You do not need to become “one of the girls.” You do need enough real-world Woman contact to understand basic social reality. Women are not a puzzle to solve. They’re people. If that sounds obvious, good. That’s the level most men need to return to.
The Gym, the Hustle, and Other Safe Obsessions
Self-improvement is good. Using self-improvement to avoid dating is not.
A lot of men hide inside productive habits because they feel safer than risk. Lifting, work, money goals, and routines can all be solid. But if they become a substitute for social exposure, they turn into a polished form of avoidance.
Example: a guy says, “I’m just focusing on my career right now.” Fine — until five years pass and he still doesn’t know how to flirt, ask someone out, or handle interest without panicking. Success in one area does not automatically create romantic competence.
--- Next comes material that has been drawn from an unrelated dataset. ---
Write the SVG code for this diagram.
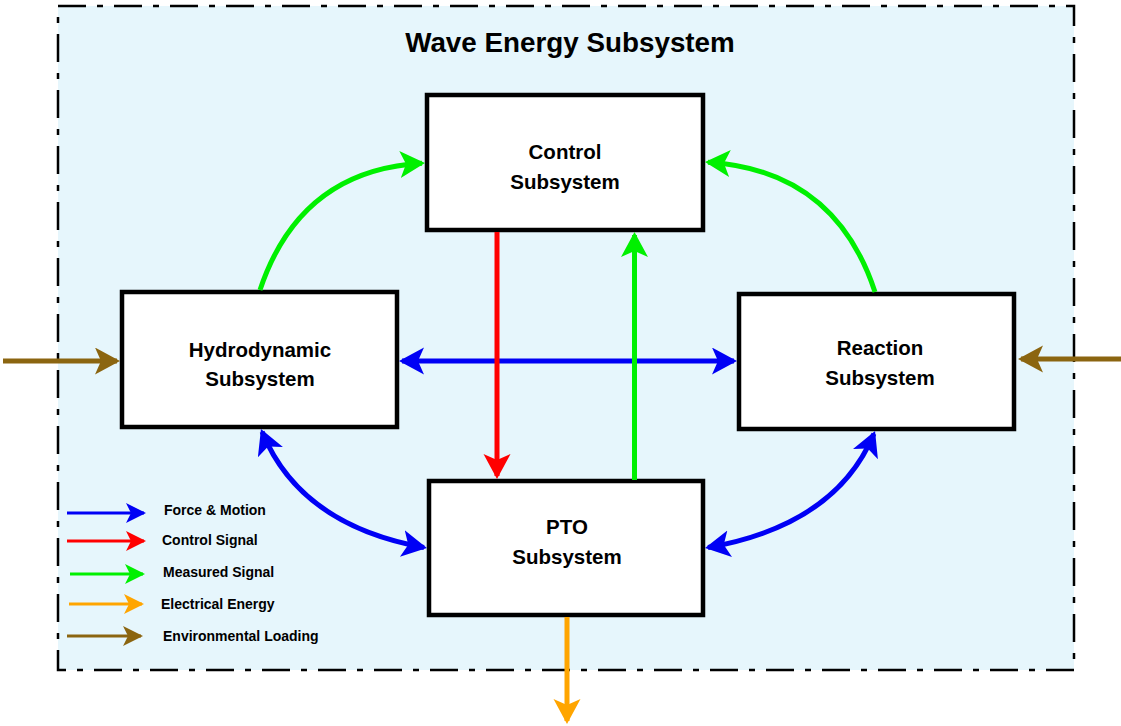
<svg xmlns="http://www.w3.org/2000/svg" width="1121" height="726" viewBox="0 0 1121 726">
<style>
.box{fill:#ffffff;stroke:#000000;stroke-width:4.5}
.lbl{font-family:"Liberation Sans",Arial,sans-serif;font-weight:bold;font-size:20.5px;fill:#000;text-anchor:middle}
.leg{font-family:"Liberation Sans",Arial,sans-serif;font-weight:bold;font-size:14px;fill:#000}
.c{fill:none;stroke-width:5}
.l{fill:none;stroke-width:3}
</style>
<defs>
<marker id="hB" markerUnits="userSpaceOnUse" markerWidth="30" markerHeight="30" refX="22" refY="13.5" orient="auto-start-reverse"><path d="M0,0 L25,13.5 L0,27 L6,13.5 Z" fill="#0000f5"/></marker>
<marker id="hR" markerUnits="userSpaceOnUse" markerWidth="30" markerHeight="30" refX="22" refY="13.5" orient="auto"><path d="M0,0 L25,13.5 L0,27 L6,13.5 Z" fill="#ff0000"/></marker>
<marker id="hG" markerUnits="userSpaceOnUse" markerWidth="30" markerHeight="30" refX="22" refY="13.5" orient="auto"><path d="M0,0 L25,13.5 L0,27 L6,13.5 Z" fill="#00f000"/></marker>
<marker id="hO" markerUnits="userSpaceOnUse" markerWidth="30" markerHeight="30" refX="22" refY="13.5" orient="auto"><path d="M0,0 L25,13.5 L0,27 L6,13.5 Z" fill="#ffa500"/></marker>
<marker id="hN" markerUnits="userSpaceOnUse" markerWidth="30" markerHeight="30" refX="22" refY="13.5" orient="auto"><path d="M0,0 L25,13.5 L0,27 L6,13.5 Z" fill="#8b6510"/></marker>
<marker id="sB" markerUnits="userSpaceOnUse" markerWidth="22" markerHeight="22" refX="18" refY="10" orient="auto"><path d="M0,0 L20,10 L0,20 L5,10 Z" fill="#0000f5"/></marker>
<marker id="sR" markerUnits="userSpaceOnUse" markerWidth="22" markerHeight="22" refX="18" refY="10" orient="auto"><path d="M0,0 L20,10 L0,20 L5,10 Z" fill="#ff0000"/></marker>
<marker id="sG" markerUnits="userSpaceOnUse" markerWidth="22" markerHeight="22" refX="18" refY="10" orient="auto"><path d="M0,0 L20,10 L0,20 L5,10 Z" fill="#00f000"/></marker>
<marker id="sO" markerUnits="userSpaceOnUse" markerWidth="22" markerHeight="22" refX="18" refY="10" orient="auto"><path d="M0,0 L20,10 L0,20 L5,10 Z" fill="#ffa500"/></marker>
<marker id="sN" markerUnits="userSpaceOnUse" markerWidth="22" markerHeight="22" refX="18" refY="10" orient="auto"><path d="M0,0 L20,10 L0,20 L5,10 Z" fill="#8b6510"/></marker>
</defs>
<rect width="1121" height="726" fill="#ffffff"/>
<g id="frame">
<rect x="58" y="6" width="1016" height="664" fill="#e6f6fc" stroke="#000" stroke-width="2.5" stroke-dasharray="28 11 6 11"/>
<text x="570" y="52" font-family="'Liberation Sans',Arial,sans-serif" font-weight="bold" font-size="27.8" text-anchor="middle">Wave Energy Subsystem</text>
</g>
<g id="control">
<rect class="box" x="427" y="95" width="276" height="135"/>
<text class="lbl" x="565" y="159">Control</text>
<text class="lbl" x="565" y="189">Subsystem</text>
</g>
<g id="hydrodynamic">
<rect class="box" x="122" y="292" width="275" height="135"/>
<text class="lbl" x="260" y="357">Hydrodynamic</text>
<text class="lbl" x="260" y="386">Subsystem</text>
</g>
<g id="reaction">
<rect class="box" x="739" y="294" width="275" height="135"/>
<text class="lbl" x="880" y="355">Reaction</text>
<text class="lbl" x="880" y="385">Subsystem</text>
</g>
<g id="pto">
<rect class="box" x="429" y="481" width="274" height="134"/>
<text class="lbl" x="567" y="534">PTO</text>
<text class="lbl" x="567" y="564">Subsystem</text>
</g>
<g id="connectors">
<path class="c" stroke="#0000f5" d="M402,361 L734,361" marker-start="url(#hB)" marker-end="url(#hB)"/>
<path class="c" stroke="#ff0000" d="M497,232 L497,476" marker-end="url(#hR)"/>
<path class="c" stroke="#00f000" d="M634.5,480 L634.5,235" marker-end="url(#hG)"/>
<path class="c" stroke="#00f000" d="M260,290 Q300,170 422,163.2" marker-end="url(#hG)"/>
<path class="c" stroke="#00f000" d="M875,292 Q835,170 708,162.2" marker-end="url(#hG)"/>
<path class="c" stroke="#0000f5" d="M262.1,431.8 Q300,525 424,547.5" marker-start="url(#hB)" marker-end="url(#hB)"/>
<path class="c" stroke="#0000f5" d="M873.9,433.8 Q836,525 708,547.5" marker-start="url(#hB)" marker-end="url(#hB)"/>
<path class="c" stroke="#ffa500" d="M567,617 L567,721" marker-end="url(#hO)"/>
<path class="c" stroke="#8b6510" d="M3,361 L117,361" marker-end="url(#hN)"/>
<path class="c" stroke="#8b6510" d="M1121,359 L1021,359" marker-end="url(#hN)"/>
</g>
<g id="legend">
<path class="l" stroke="#0000f5" d="M67,513 L144,513" marker-end="url(#sB)"/>
<text class="leg" x="164" y="515">Force &amp; Motion</text>
<path class="l" stroke="#ff0000" d="M67,541 L144,541" marker-end="url(#sR)"/>
<text class="leg" x="162" y="545">Control Signal</text>
<path class="l" stroke="#00f000" d="M70,574 L143,574" marker-end="url(#sG)"/>
<text class="leg" x="163" y="577">Measured Signal</text>
<path class="l" stroke="#ffa500" d="M69,604 L142,604" marker-end="url(#sO)"/>
<text class="leg" x="161" y="609">Electrical Energy</text>
<path class="l" stroke="#8b6510" d="M67,636 L141,636" marker-end="url(#sN)"/>
<text class="leg" x="163" y="641">Environmental Loading</text>
</g>
</svg>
Another example: a man gets in great shape and expects women to appear like a reward drop in a video game. Instead, he discovers that body changes help, but they do not fix awkwardness, stiffness, or fear of rejection.
The better move is to let your self-improvement support your dating, not replace it. Keep building your life, but practice the exact skills you actually need: eye contact, easy conversation, playful teasing without trying too hard, asking women out clearly, and handling “no” without collapsing.
What Actually Helps
The best battlegrounds are boring on purpose: mixed social settings, daytime activities, group hobbies, classes, mutual friends, and normal routines where you can interact like a human being. That’s where you learn timing, ease, and restraint.
A coffee shop, a local event, a running group, a dance class, a volunteer project — these places don’t give you instant fireworks, but they do give you something better: repeated exposure, low pressure, and a chance to get decent at being around women without turning every interaction into a referendum on your worth.
The men who get good with women usually stop trying to win the loudest arena and start practicing in the places where real people actually live.